● **Data section**
[START]

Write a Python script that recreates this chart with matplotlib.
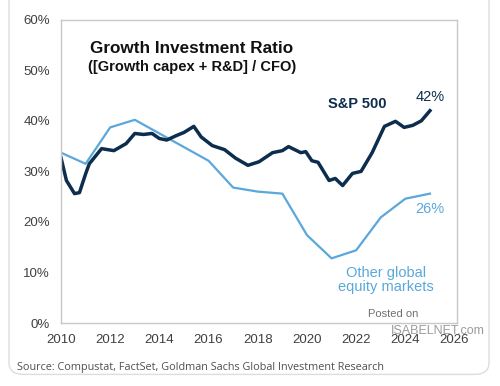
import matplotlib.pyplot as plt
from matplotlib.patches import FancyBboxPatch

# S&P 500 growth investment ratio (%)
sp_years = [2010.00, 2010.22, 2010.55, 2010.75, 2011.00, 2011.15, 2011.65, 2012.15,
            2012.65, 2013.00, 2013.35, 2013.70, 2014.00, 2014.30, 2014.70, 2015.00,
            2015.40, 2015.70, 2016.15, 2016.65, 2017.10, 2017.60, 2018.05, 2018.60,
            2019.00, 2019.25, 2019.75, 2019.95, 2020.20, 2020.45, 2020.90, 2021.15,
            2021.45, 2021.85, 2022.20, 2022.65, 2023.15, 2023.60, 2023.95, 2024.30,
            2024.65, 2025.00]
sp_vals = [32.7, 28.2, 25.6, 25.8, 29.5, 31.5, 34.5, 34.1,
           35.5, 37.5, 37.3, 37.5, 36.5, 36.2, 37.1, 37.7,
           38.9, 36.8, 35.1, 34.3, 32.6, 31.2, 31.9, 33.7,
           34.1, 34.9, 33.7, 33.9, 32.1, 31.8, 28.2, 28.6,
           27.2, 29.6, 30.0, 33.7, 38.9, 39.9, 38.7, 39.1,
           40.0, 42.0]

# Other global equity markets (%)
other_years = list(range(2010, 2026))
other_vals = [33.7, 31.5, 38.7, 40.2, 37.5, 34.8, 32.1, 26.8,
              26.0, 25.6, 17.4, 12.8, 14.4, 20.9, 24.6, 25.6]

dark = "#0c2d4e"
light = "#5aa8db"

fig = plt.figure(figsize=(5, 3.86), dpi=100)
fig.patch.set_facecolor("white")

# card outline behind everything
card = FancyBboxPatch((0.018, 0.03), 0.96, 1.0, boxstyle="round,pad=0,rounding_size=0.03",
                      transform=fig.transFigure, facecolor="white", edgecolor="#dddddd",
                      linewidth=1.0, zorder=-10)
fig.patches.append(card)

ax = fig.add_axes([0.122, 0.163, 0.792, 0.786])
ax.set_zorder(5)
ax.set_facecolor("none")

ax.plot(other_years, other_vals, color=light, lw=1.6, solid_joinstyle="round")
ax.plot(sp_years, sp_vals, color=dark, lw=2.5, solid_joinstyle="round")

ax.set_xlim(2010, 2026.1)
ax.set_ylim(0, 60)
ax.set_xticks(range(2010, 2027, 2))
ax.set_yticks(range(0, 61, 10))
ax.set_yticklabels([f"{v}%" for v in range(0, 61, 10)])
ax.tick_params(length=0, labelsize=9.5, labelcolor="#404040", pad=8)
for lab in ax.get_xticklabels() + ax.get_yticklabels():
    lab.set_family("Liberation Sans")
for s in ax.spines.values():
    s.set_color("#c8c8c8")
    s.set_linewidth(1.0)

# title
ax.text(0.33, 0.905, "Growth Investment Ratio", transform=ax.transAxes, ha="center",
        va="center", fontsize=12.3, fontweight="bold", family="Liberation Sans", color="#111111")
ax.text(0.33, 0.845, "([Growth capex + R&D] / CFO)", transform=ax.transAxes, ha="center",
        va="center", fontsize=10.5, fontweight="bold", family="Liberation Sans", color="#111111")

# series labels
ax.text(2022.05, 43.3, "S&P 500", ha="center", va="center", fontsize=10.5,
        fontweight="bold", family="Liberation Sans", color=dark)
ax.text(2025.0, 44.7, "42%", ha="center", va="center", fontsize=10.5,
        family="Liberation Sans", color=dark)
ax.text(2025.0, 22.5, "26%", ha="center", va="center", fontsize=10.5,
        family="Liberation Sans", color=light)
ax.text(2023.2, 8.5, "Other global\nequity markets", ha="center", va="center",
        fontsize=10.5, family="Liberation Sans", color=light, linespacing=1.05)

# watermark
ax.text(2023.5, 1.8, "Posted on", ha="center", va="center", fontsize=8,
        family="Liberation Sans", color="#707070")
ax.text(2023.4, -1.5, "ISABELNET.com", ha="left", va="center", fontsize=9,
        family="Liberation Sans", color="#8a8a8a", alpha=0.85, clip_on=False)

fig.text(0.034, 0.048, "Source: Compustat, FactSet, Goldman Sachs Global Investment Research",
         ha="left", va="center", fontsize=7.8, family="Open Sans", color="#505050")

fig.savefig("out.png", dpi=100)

[END]

● **Exercise directions**
Restate the whole listing above exactly, please, omitting every image.

● **Exercise result**
Write a Python script that recreates this chart with matplotlib.
import matplotlib.pyplot as plt
from matplotlib.patches import FancyBboxPatch

# S&P 500 growth investment ratio (%)
sp_years = [2010.00, 2010.22, 2010.55, 2010.75, 2011.00, 2011.15, 2011.65, 2012.15,
            2012.65, 2013.00, 2013.35, 2013.70, 2014.00, 2014.30, 2014.70, 2015.00,
            2015.40, 2015.70, 2016.15, 2016.65, 2017.10, 2017.60, 2018.05, 2018.60,
            2019.00, 2019.25, 2019.75, 2019.95, 2020.20, 2020.45, 2020.90, 2021.15,
            2021.45, 2021.85, 2022.20, 2022.65, 2023.15, 2023.60, 2023.95, 2024.30,
            2024.65, 2025.00]
sp_vals = [32.7, 28.2, 25.6, 25.8, 29.5, 31.5, 34.5, 34.1,
           35.5, 37.5, 37.3, 37.5, 36.5, 36.2, 37.1, 37.7,
           38.9, 36.8, 35.1, 34.3, 32.6, 31.2, 31.9, 33.7,
           34.1, 34.9, 33.7, 33.9, 32.1, 31.8, 28.2, 28.6,
           27.2, 29.6, 30.0, 33.7, 38.9, 39.9, 38.7, 39.1,
           40.0, 42.0]

# Other global equity markets (%)
other_years = list(range(2010, 2026))
other_vals = [33.7, 31.5, 38.7, 40.2, 37.5, 34.8, 32.1, 26.8,
              26.0, 25.6, 17.4, 12.8, 14.4, 20.9, 24.6, 25.6]

dark = "#0c2d4e"
light = "#5aa8db"

fig = plt.figure(figsize=(5, 3.86), dpi=100)
fig.patch.set_facecolor("white")

# card outline behind everything
card = FancyBboxPatch((0.018, 0.03), 0.96, 1.0, boxstyle="round,pad=0,rounding_size=0.03",
                      transform=fig.transFigure, facecolor="white", edgecolor="#dddddd",
                      linewidth=1.0, zorder=-10)
fig.patches.append(card)

ax = fig.add_axes([0.122, 0.163, 0.792, 0.786])
ax.set_zorder(5)
ax.set_facecolor("none")

ax.plot(other_years, other_vals, color=light, lw=1.6, solid_joinstyle="round")
ax.plot(sp_years, sp_vals, color=dark, lw=2.5, solid_joinstyle="round")

ax.set_xlim(2010, 2026.1)
ax.set_ylim(0, 60)
ax.set_xticks(range(2010, 2027, 2))
ax.set_yticks(range(0, 61, 10))
ax.set_yticklabels([f"{v}%" for v in range(0, 61, 10)])
ax.tick_params(length=0, labelsize=9.5, labelcolor="#404040", pad=8)
for lab in ax.get_xticklabels() + ax.get_yticklabels():
    lab.set_family("Liberation Sans")
for s in ax.spines.values():
    s.set_color("#c8c8c8")
    s.set_linewidth(1.0)

# title
ax.text(0.33, 0.905, "Growth Investment Ratio", transform=ax.transAxes, ha="center",
        va="center", fontsize=12.3, fontweight="bold", family="Liberation Sans", color="#111111")
ax.text(0.33, 0.845, "([Growth capex + R&D] / CFO)", transform=ax.transAxes, ha="center",
        va="center", fontsize=10.5, fontweight="bold", family="Liberation Sans", color="#111111")

# series labels
ax.text(2022.05, 43.3, "S&P 500", ha="center", va="center", fontsize=10.5,
        fontweight="bold", family="Liberation Sans", color=dark)
ax.text(2025.0, 44.7, "42%", ha="center", va="center", fontsize=10.5,
        family="Liberation Sans", color=dark)
ax.text(2025.0, 22.5, "26%", ha="center", va="center", fontsize=10.5,
        family="Liberation Sans", color=light)
ax.text(2023.2, 8.5, "Other global\nequity markets", ha="center", va="center",
        fontsize=10.5, family="Liberation Sans", color=light, linespacing=1.05)

# watermark
ax.text(2023.5, 1.8, "Posted on", ha="center", va="center", fontsize=8,
        family="Liberation Sans", color="#707070")
ax.text(2023.4, -1.5, "ISABELNET.com", ha="left", va="center", fontsize=9,
        family="Liberation Sans", color="#8a8a8a", alpha=0.85, clip_on=False)

fig.text(0.034, 0.048, "Source: Compustat, FactSet, Goldman Sachs Global Investment Research",
         ha="left", va="center", fontsize=7.8, family="Open Sans", color="#505050")

fig.savefig("out.png", dpi=100)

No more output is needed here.